The second economy-wide stress test focuses on the transition to a net zero economy, analyzing the resilience of banks, firms, and households to three transition scenarios, which differ in terms of timing and ambition:
- an “accelerated transition”, which frontloads green policies and investment, leading to a reduction in emissions by 2030 in line with the goals of the Paris Agreement;
- a “late-push transition”, which continues on the current path but does not speed up until 2026 (and is still intense enough to achieve Paris-aligned emission reductions by 2030);
- a “delayed transition”, which also starts only in 2026 but is not sufficiently ambitious to reach the Paris Agreement goals by 2030.
The results also show the benefits of a faster transition to renewable energy for firms, households and banks. It notes that while a rapid transition requires higher initial investment and energy costs, it significantly reduces financial risks in the medium term. This is because early investments in renewables pay off sooner and reduce energy expenses.

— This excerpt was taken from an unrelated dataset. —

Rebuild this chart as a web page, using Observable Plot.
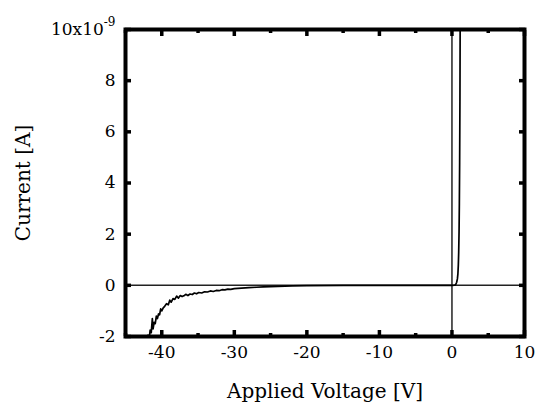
<!DOCTYPE html>
<html><head><meta charset="utf-8">
<script src="https://cdn.jsdelivr.net/npm/d3@7"></script>
<script src="https://cdn.jsdelivr.net/npm/@observablehq/plot@0.6"></script>
<style>body{margin:0;background:#fff} svg text{font-family:"DejaVu Serif",serif}</style>
</head><body><div id="chart"></div>
<script>
// Applied voltage [V] and current [x1e-9 A]
const voltage = [-42.2,-41.9,-41.7,-41.6,-41.45,-41.3,-41.2,-41.05,-40.9,-40.75,-40.6,-40.45,-40.3,-40.15,-40.0,-39.8,-39.6,-39.35,-39.1,-38.9,-38.7,-38.45,-38.2,-37.95,-37.7,-37.45,-37.2,-36.95,-36.7,-36.4,-36.1,-35.8,-35.5,-35.2,-34.9,-34.5,-34.1,-33.7,-33.3,-32.9,-32.5,-32.1,-31.7,-31.3,-30.9,-30.5,-30.0,-29.0,-28.0,-27.0,-26.0,-25.0,-24.0,-23.0,-22.0,-20.0,-15.0,-10.0,-5.0,0.0,0.4,0.55,0.65,0.75,0.82,0.88,0.93,0.98,1.02,1.06,1.1,1.14];
const current = [-2.15,-1.95,-2.0,-1.75,-1.85,-1.3,-1.7,-1.45,-1.5,-1.2,-1.3,-1.12,-1.15,-0.92,-1.0,-0.88,-0.82,-0.72,-0.76,-0.58,-0.66,-0.52,-0.55,-0.42,-0.5,-0.4,-0.44,-0.41,-0.35,-0.4,-0.34,-0.36,-0.3,-0.33,-0.28,-0.3,-0.25,-0.26,-0.22,-0.24,-0.2,-0.21,-0.17,-0.18,-0.15,-0.16,-0.13,-0.11,-0.09,-0.075,-0.06,-0.05,-0.04,-0.03,-0.02,-0.01,0,0,0,0,0.01,0.05,0.12,0.25,0.45,0.8,1.3,2.1,3.2,4.8,7.2,11];
const xTicks = [-40,-30,-20,-10,0,10];
const xMinorTicks = [-45,-35,-25,-15,-5,5];
const yTicks = [-2,0,2,4,6,8,10];
const xLabel = "Applied Voltage [V]";
const yLabel = "Current [A]";
const yTopLabel = "10x10";
const yExponent = "-9";

const data = voltage.map((v, i) => ({v, c: current[i]}));
const fmtX = d => String(d);
const fmtY = d => d === 10 ? yTopLabel : String(d);

const plot = Plot.plot({
  width: 537, height: 405,
  marginLeft: 125, marginRight: 13, marginTop: 29, marginBottom: 69,
  style: {fontFamily: "'DejaVu Serif', serif", fontSize: "17px", color: "black", background: "white"},
  x: {domain: [-45, 10]},
  y: {domain: [-2, 10]},
  marks: [
    Plot.ruleY([0], {stroke: "#222", strokeWidth: 1.5}),
    Plot.ruleX([0], {stroke: "#222", strokeWidth: 1.5}),
    Plot.line(data, {x: "v", y: "c", stroke: "black", strokeWidth: 1.7, clip: true}),
    Plot.frame({stroke: "black", strokeWidth: 4}),
    Plot.axisX(xTicks, {anchor: "bottom", tickSize: 0, tickPadding: 9, tickFormat: fmtX, fontSize: 17,
      label: xLabel, labelAnchor: "center", labelArrow: false, labelOffset: 61}),
    Plot.axisX(xTicks, {anchor: "bottom", tickSize: -6, strokeWidth: 3.5, text: null, label: null}),
    Plot.axisX(xTicks, {anchor: "top", tickSize: -6, strokeWidth: 3.5, text: null, label: null}),
    Plot.axisX(xMinorTicks, {anchor: "bottom", tickSize: -3, strokeWidth: 3.5, text: null, label: null}),
    Plot.axisX(xMinorTicks, {anchor: "top", tickSize: -3, strokeWidth: 3.5, text: null, label: null}),
    Plot.axisY(yTicks, {anchor: "left", tickSize: 0, tickPadding: 10, tickFormat: fmtY, fontSize: 17,
      label: yLabel, labelAnchor: "center", labelArrow: false, labelOffset: 110}),
    Plot.axisY(yTicks, {anchor: "left", tickSize: -6, strokeWidth: 3.5, text: null, label: null}),
    Plot.axisY(yTicks, {anchor: "right", tickSize: -6, strokeWidth: 3.5, text: null, label: null})
  ]
});
document.getElementById("chart").appendChild(plot);

plot.querySelectorAll("text").forEach(t => {
  if (t.textContent === yTopLabel) {
    const ts = document.createElementNS("http://www.w3.org/2000/svg", "tspan");
    ts.setAttribute("dy", "-0.75em");
    ts.setAttribute("font-size", "12");
    ts.textContent = yExponent;
    t.appendChild(ts);
  }
  if (t.textContent === xLabel || t.textContent === yLabel) {
    t.setAttribute("font-size", "20");
  }
});
</script>
</body></html>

In energy-intensive sectors such as manufacturing, mining, and electricity, firms face increasing risks as green investments must grow rapidly, leading to rising debt levels and significantly lower profits compared to the average firm in the euro area.
However, delaying the transition, and not acting leads to even higher costs and risks in the long run. While it entails less investment overall, missing emission reduction targets exacerbates the impact of physical risk on the economy and the financial sector significantly.